**Task to complete**
Using the listing below, give again exactly the lines from the line with "Convert this chart" to the line with "47, 48, 49];", inclusive, without the pictures.
--- START ---
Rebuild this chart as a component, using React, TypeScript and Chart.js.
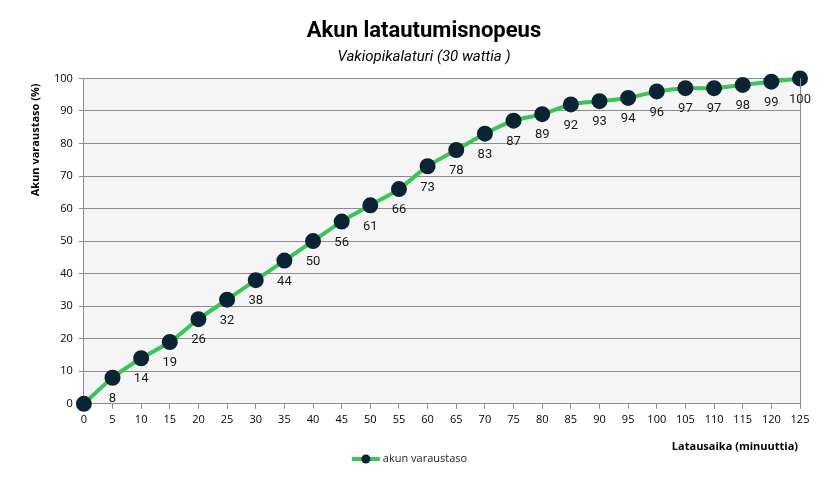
import React, { useEffect, useRef } from 'react';
import { Chart, registerables } from 'chart.js';
Chart.register(...registerables);

const minutes = [0, 5, 10, 15, 20, 25, 30, 35, 40, 45, 50, 55, 60, 65, 70, 75, 80, 85, 90, 95, 100, 105, 110, 115, 120, 125];
const charge = [0, 8, 14, 19, 26, 32, 38, 44, 50, 56, 61, 66, 73, 78, 83, 87, 89, 92, 93, 94, 96, 97, 97, 98, 99, 100];
const seriesLabel = 'akun varaustaso';
const titleText = 'Akun latautumisnopeus';
const subtitleText = 'Vakiopikalaturi (30 wattia )';
const xTitle = 'Latausaika (minuuttia)';
const yTitle = 'Akun varaustaso (%)';

const LINE = '#3cc45a';
const POINT = '#0b2433';
const GRID = '#8c8c8c';
const TICKFONT = "'Open Sans', 'DejaVu Sans', sans-serif";
const NARROW = "'Liberation Sans Narrow', 'Arial Narrow', 'Roboto', sans-serif";

const extras = {
  id: 'extras',
  beforeDraw(chart: any) {
    const { ctx, chartArea: a } = chart;
    ctx.save();
    ctx.fillStyle = '#f5f5f5';
    ctx.fillRect(a.left, a.top, a.right - a.left, a.bottom - a.top);
    ctx.restore();
  },
  afterDraw(chart: any) {
    const { ctx, chartArea: a } = chart;
    ctx.save();
    // right border
    ctx.strokeStyle = GRID;
    ctx.lineWidth = 1;
    ctx.beginPath();
    ctx.moveTo(Math.round(a.right) + 0.5, a.top);
    ctx.lineTo(Math.round(a.right) + 0.5, a.bottom);
    ctx.stroke();
    // data labels
    const meta = chart.getDatasetMeta(0);
    ctx.fillStyle = '#1a1a1a';
    ctx.font = `13px ${NARROW}`;
    ctx.textAlign = 'center';
    ctx.textBaseline = 'middle';
    meta.data.forEach((pt: any, i: number) => {
      if (charge[i] === 0) return;
      ctx.fillText(String(charge[i]), pt.x, pt.y + 21);
    });
    // axis titles
    ctx.fillStyle = '#000';
    ctx.font = `bold 11px ${TICKFONT}`;
    ctx.textAlign = 'right';
    ctx.fillText(xTitle, a.right - 2, a.bottom + 43);
    ctx.save();
    ctx.translate(36, a.top + 5);
    ctx.rotate(-Math.PI / 2);
    ctx.textAlign = 'right';
    ctx.fillText(yTitle, 0, 0);
    ctx.restore();
    // legend
    ctx.font = `11px ${TICKFONT}`;
    const tw = ctx.measureText(seriesLabel).width;
    const total = 28 + 3 + tw;
    const sx = chart.width / 2 - total / 2 - 6;
    const ly = chart.height - 31;
    ctx.strokeStyle = LINE;
    ctx.lineWidth = 4;
    ctx.beginPath();
    ctx.moveTo(sx, ly);
    ctx.lineTo(sx + 28, ly);
    ctx.stroke();
    ctx.fillStyle = POINT;
    ctx.beginPath();
    ctx.arc(sx + 14, ly, 4.5, 0, Math.PI * 2);
    ctx.fill();
    ctx.fillStyle = '#222';
    ctx.textAlign = 'left';
    ctx.fillText(seriesLabel, sx + 31, ly);
    ctx.restore();
  },
};

export default function App() {
  const ref = useRef<HTMLCanvasElement>(null);
  useEffect(() => {
    if (!ref.current) return;
    const chart = new Chart(ref.current, {
      type: 'line',
      data: {
        datasets: [
          {
            label: seriesLabel,
            data: minutes.map((m, i) => ({ x: m, y: charge[i] })),
            borderColor: LINE,
            borderWidth: 4,
            backgroundColor: POINT,
            pointBackgroundColor: POINT,
            pointBorderColor: POINT,
            pointRadius: 6,
            tension: 0.3,
            clip: false as any,
          },
        ],
      },
      options: {
        animation: false,
        responsive: false,
        layout: { padding: { left: 48, right: 31, top: 0, bottom: 60 } },
        plugins: {
          legend: { display: false },
          tooltip: { enabled: false },
          title: {
            display: true,
            text: titleText,
            color: '#000',
            font: { family: NARROW, size: 22, weight: 'bold' },
            padding: { top: 18, bottom: 4 },
          },
          subtitle: {
            display: true,
            text: subtitleText,
            color: '#000',
            font: { family: NARROW, size: 15, style: 'italic' },
            padding: { top: 0, bottom: 12 },
          },
        },
        scales: {
          x: {
            type: 'linear',
            min: 0,
            max: 125,
            ticks: { stepSize: 5, color: '#000', font: { family: TICKFONT, size: 11 }, padding: 4, maxRotation: 0, autoSkip: false },
            grid: { drawOnChartArea: false, drawTicks: true, tickLength: 5, color: GRID },
            border: { display: true, color: GRID },
          },
          y: {
            min: 0,
            max: 100,
            ticks: { stepSize: 10, color: '#000', font: { family: TICKFONT, size: 11 }, padding: 6 },
            grid: { color: GRID, tickLength: 5, drawTicks: true },
            border: { display: true, color: GRID },
          },
        },
      },
      plugins: [extras],
    });
    return () => chart.destroy();
  }, []);
  return (
    <div style={{ position: 'absolute', left: 0, top: 0, width: 831, height: 490, background: '#fff' }}>
      <canvas ref={ref} width={831} height={490} />
    </div>
  );
}
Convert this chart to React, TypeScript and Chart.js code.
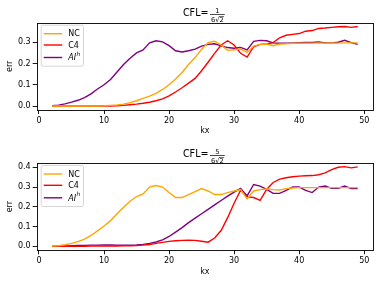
import React, { useEffect, useRef } from "react";
import { Chart, registerables } from "chart.js";

Chart.register(...registerables);

const kx = [2, 3, 4, 5, 6, 7, 8, 9, 10, 11, 12, 13, 14, 15, 16, 17, 18, 19, 20, 21, 22, 23, 24, 25, 26, 27, 28, 29, 30, 31, 32, 33, 34, 35, 36, 37, 38, 39, 40, 41, 42, 43, 44, 45, 46, 47, 48, 49];

// CFL = 1/(6*sqrt(2))
const nc1 = [0, 0, 0, 0, 0, 0, 0, 0, 0.001, 0.003, 0.005, 0.009, 0.016, 0.025, 0.036, 0.047, 0.06, 0.078, 0.1, 0.127, 0.158, 0.195, 0.228, 0.267, 0.298, 0.305, 0.287, 0.262, 0.265, 0.268, 0.252, 0.282, 0.29, 0.292, 0.284, 0.292, 0.293, 0.295, 0.295, 0.296, 0.296, 0.297, 0.296, 0.297, 0.296, 0.297, 0.297, 0.297];
const c41 = [0, 0, 0, 0, 0, 0, 0, 0, 0, 0, 0.001, 0.003, 0.006, 0.009, 0.013, 0.018, 0.025, 0.034, 0.048, 0.066, 0.086, 0.108, 0.13, 0.166, 0.206, 0.248, 0.287, 0.307, 0.287, 0.248, 0.23, 0.279, 0.29, 0.292, 0.298, 0.321, 0.333, 0.337, 0.341, 0.352, 0.355, 0.365, 0.367, 0.37, 0.373, 0.374, 0.37, 0.374];
const ai1 = [0.0015, 0.004, 0.01, 0.018, 0.027, 0.04, 0.057, 0.08, 0.1, 0.125, 0.16, 0.195, 0.225, 0.25, 0.264, 0.297, 0.307, 0.302, 0.284, 0.26, 0.254, 0.26, 0.268, 0.282, 0.29, 0.293, 0.283, 0.275, 0.272, 0.276, 0.264, 0.304, 0.309, 0.307, 0.297, 0.295, 0.296, 0.297, 0.298, 0.299, 0.299, 0.301, 0.297, 0.297, 0.3, 0.309, 0.298, 0.29];

// CFL = 5/(6*sqrt(2))
const nc2 = [0.001, 0.003, 0.008, 0.015, 0.024, 0.037, 0.055, 0.078, 0.103, 0.13, 0.165, 0.198, 0.228, 0.252, 0.265, 0.3, 0.308, 0.3, 0.272, 0.247, 0.247, 0.262, 0.277, 0.292, 0.28, 0.262, 0.262, 0.272, 0.28, 0.287, 0.24, 0.28, 0.287, 0.29, 0.287, 0.285, 0.292, 0.295, 0.297, 0.297, 0.297, 0.297, 0.297, 0.297, 0.297, 0.297, 0.297, 0.297];
const c42 = [0, 0, 0, 0, 0, 0, 0.001, 0.001, 0.001, 0.002, 0.002, 0.003, 0.003, 0.004, 0.006, 0.009, 0.015, 0.02, 0.025, 0.028, 0.03, 0.031, 0.03, 0.026, 0.021, 0.042, 0.08, 0.145, 0.218, 0.284, 0.25, 0.247, 0.233, 0.288, 0.323, 0.34, 0.347, 0.352, 0.355, 0.357, 0.358, 0.362, 0.372, 0.388, 0.4, 0.403, 0.397, 0.402];
const ai2 = [0, 0.001, 0.002, 0.003, 0.004, 0.005, 0.006, 0.006, 0.007, 0.007, 0.006, 0.006, 0.006, 0.007, 0.01, 0.015, 0.022, 0.033, 0.05, 0.072, 0.095, 0.12, 0.143, 0.165, 0.187, 0.21, 0.232, 0.254, 0.274, 0.293, 0.255, 0.313, 0.305, 0.288, 0.268, 0.268, 0.283, 0.3, 0.3, 0.283, 0.272, 0.3, 0.305, 0.293, 0.293, 0.305, 0.292, 0.292];

const xTicks = [0, 10, 20, 30, 40, 50];
const yTicks1 = [0, 0.1, 0.2, 0.3];
const yTicks2 = [0, 0.1, 0.2, 0.3, 0.4];
const seriesNames = ["NC", "C4", "AI"];
const seriesColors = ["#FFA500", "#FF0000", "#800080"];

const FONT = "'DejaVu Sans', sans-serif";

function pts(arr: number[]) {
  return kx.map((x, i) => ({ x, y: arr[i] }));
}

const decoPlugin = {
  id: "deco",
  afterDraw(chart: any, _args: any, opts: any) {
    const ctx = chart.ctx as CanvasRenderingContext2D;
    const a = chart.chartArea;
    ctx.save();
    // frame (spines)
    ctx.strokeStyle = "#000";
    ctx.lineWidth = 0.9;
    ctx.strokeRect(Math.round(a.left) + 0.5, Math.round(a.top) + 0.5, Math.round(a.right - a.left), Math.round(a.bottom - a.top));

    // title
    const cx = (a.left + a.right) / 2;
    ctx.fillStyle = "#000";
    ctx.font = `9.6px ${FONT}`;
    ctx.textBaseline = "alphabetic";
    const t = "CFL=";
    const tw = ctx.measureText(t).width;
    ctx.font = `6.7px ${FONT}`;
    const denomA = "6";
    const denomB = "√";
    const denomC = "2";
    const wA = ctx.measureText(denomA).width;
    const wB = ctx.measureText(denomB).width;
    const wC = ctx.measureText(denomC).width;
    const fw = wA + wB + wC + 2;
    const total = tw + 1.5 + fw;
    const x0 = cx - total / 2 - 1;
    ctx.font = `9.6px ${FONT}`;
    ctx.textAlign = "left";
    ctx.fillText(t, x0, 16);
    const fx = x0 + tw + 1.5;
    ctx.lineWidth = 0.7;
    ctx.beginPath();
    ctx.moveTo(fx, 14.5);
    ctx.lineTo(fx + fw, 14.5);
    ctx.stroke();
    ctx.font = `6.7px ${FONT}`;
    ctx.textAlign = "center";
    ctx.fillText(opts.num, fx + fw / 2, 12.8);
    ctx.textAlign = "left";
    const dx = fx + 1;
    ctx.fillText(denomA, dx, 21.8);
    ctx.fillText(denomB, dx + wA, 21.8);
    ctx.fillText(denomC, dx + wA + wB, 21.8);
    ctx.lineWidth = 0.6;
    ctx.beginPath();
    ctx.moveTo(dx + wA + wB - 0.5, 16.6);
    ctx.lineTo(dx + wA + wB + wC + 0.3, 16.6);
    ctx.stroke();

    // axis labels
    ctx.font = `8px ${FONT}`;
    ctx.textAlign = "center";
    ctx.textBaseline = "middle";
    ctx.fillText("kx", cx, 131);
    ctx.save();
    ctx.translate(10, (a.top + a.bottom) / 2);
    ctx.rotate(-Math.PI / 2);
    ctx.fillText("err", 0, 0);
    ctx.restore();

    // legend
    const bx = a.left + 4;
    const by = a.top + 2;
    const bw = 42.3;
    const bh = 41;
    ctx.beginPath();
    if ((ctx as any).roundRect) (ctx as any).roundRect(bx + 0.5, by + 0.5, bw, bh, 2);
    else ctx.rect(bx + 0.5, by + 0.5, bw, bh);
    ctx.fillStyle = "rgba(255,255,255,0.8)";
    ctx.fill();
    ctx.strokeStyle = "#cccccc";
    ctx.lineWidth = 0.8;
    ctx.stroke();
    const rows = [by + 9, by + 20.3, by + 32.8];
    seriesNames.forEach((name, i) => {
      const ry = rows[i];
      ctx.strokeStyle = seriesColors[i];
      ctx.lineWidth = 1.4;
      ctx.beginPath();
      ctx.moveTo(bx + 3, ry);
      ctx.lineTo(bx + 21.5, ry);
      ctx.stroke();
      ctx.fillStyle = "#000";
      ctx.textAlign = "left";
      ctx.textBaseline = "middle";
      if (i === 2) {
        ctx.font = `italic 8px ${FONT}`;
        ctx.fillText(name, bx + 27.5, ry + 0.8);
        const w = ctx.measureText(name).width;
        ctx.font = `italic 5.8px ${FONT}`;
        ctx.fillText("h", bx + 27.5 + w + 0.5, ry - 3);
      } else {
        ctx.font = `8px ${FONT}`;
        ctx.fillText(name, bx + 27.5, ry + 0.5);
      }
    });
    ctx.restore();
  },
};

function makeConfig(data: number[][], yMin: number, yMax: number, yTicks: number[], padTop: number, xH: number, num: string) {
  return {
    type: "line",
    data: {
      datasets: data.map((d, i) => ({
        label: seriesNames[i],
        data: pts(d),
        borderColor: seriesColors[i],
        backgroundColor: seriesColors[i],
        borderWidth: 1.4,
        pointRadius: 0,
        tension: 0,
        fill: false,
      })),
    },
    options: {
      animation: false,
      responsive: false,
      devicePixelRatio: 1,
      layout: { padding: { top: padTop, right: 6, left: 0, bottom: 0 } },
      plugins: {
        legend: { display: false },
        title: { display: false },
        tooltip: { enabled: false },
        deco: { num },
      },
      scales: {
        x: {
          type: "linear",
          min: -0.35,
          max: 51.35,
          afterBuildTicks: (s: any) => {
            s.ticks = xTicks.map((v) => ({ value: v }));
          },
          afterFit: (s: any) => {
            s.height = xH;
          },
          ticks: {
            font: { family: FONT, size: 8 },
            color: "#000",
            padding: 2,
            maxRotation: 0,
            autoSkip: false,
            callback: (v: any) => String(v),
          },
          grid: { drawOnChartArea: false, drawTicks: true, tickLength: 4, color: "#000", lineWidth: 0.9 },
          border: { display: false },
        },
        y: {
          type: "linear",
          min: yMin,
          max: yMax,
          afterBuildTicks: (s: any) => {
            s.ticks = yTicks.map((v) => ({ value: v }));
          },
          afterFit: (s: any) => {
            s.width = 36.7;
          },
          ticks: {
            font: { family: FONT, size: 8 },
            color: "#000",
            padding: 2,
            autoSkip: false,
            callback: (v: any) => Number(v).toFixed(1),
          },
          grid: { drawOnChartArea: false, drawTicks: true, tickLength: 4, color: "#000", lineWidth: 0.9 },
          border: { display: false },
        },
      },
    },
    plugins: [decoPlugin],
  } as any;
}

function Panel(props: { cfg: any; top: number }) {
  const ref = useRef<HTMLCanvasElement | null>(null);
  useEffect(() => {
    if (!ref.current) return;
    const chart = new Chart(ref.current, props.cfg);
    return () => chart.destroy();
  }, []);
  return (
    <canvas
      ref={ref}
      width={379}
      height={141}
      style={{ position: "absolute", left: 0, top: props.top, width: 379, height: 141 }}
    />
  );
}

export default function App() {
  const cfgTop = makeConfig([nc1, c41, ai1], -0.0187, 0.392, yTicks1, 22.7, 31, "1");
  const cfgBot = makeConfig([nc2, c42, ai2], -0.02, 0.4216, yTicks2, 22, 31.7, "5");
  return (
    <div style={{ position: "fixed", left: 0, top: 0, width: 379, height: 282, background: "#fff" }}>
      <Panel cfg={cfgTop} top={0} />
      <Panel cfg={cfgBot} top={141} />
    </div>
  );
}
--- END ---
**Written reply**
Convert this chart to React, TypeScript and Chart.js code.
import React, { useEffect, useRef } from "react";
import { Chart, registerables } from "chart.js";

Chart.register(...registerables);

const kx = [2, 3, 4, 5, 6, 7, 8, 9, 10, 11, 12, 13, 14, 15, 16, 17, 18, 19, 20, 21, 22, 23, 24, 25, 26, 27, 28, 29, 30, 31, 32, 33, 34, 35, 36, 37, 38, 39, 40, 41, 42, 43, 44, 45, 46, 47, 48, 49];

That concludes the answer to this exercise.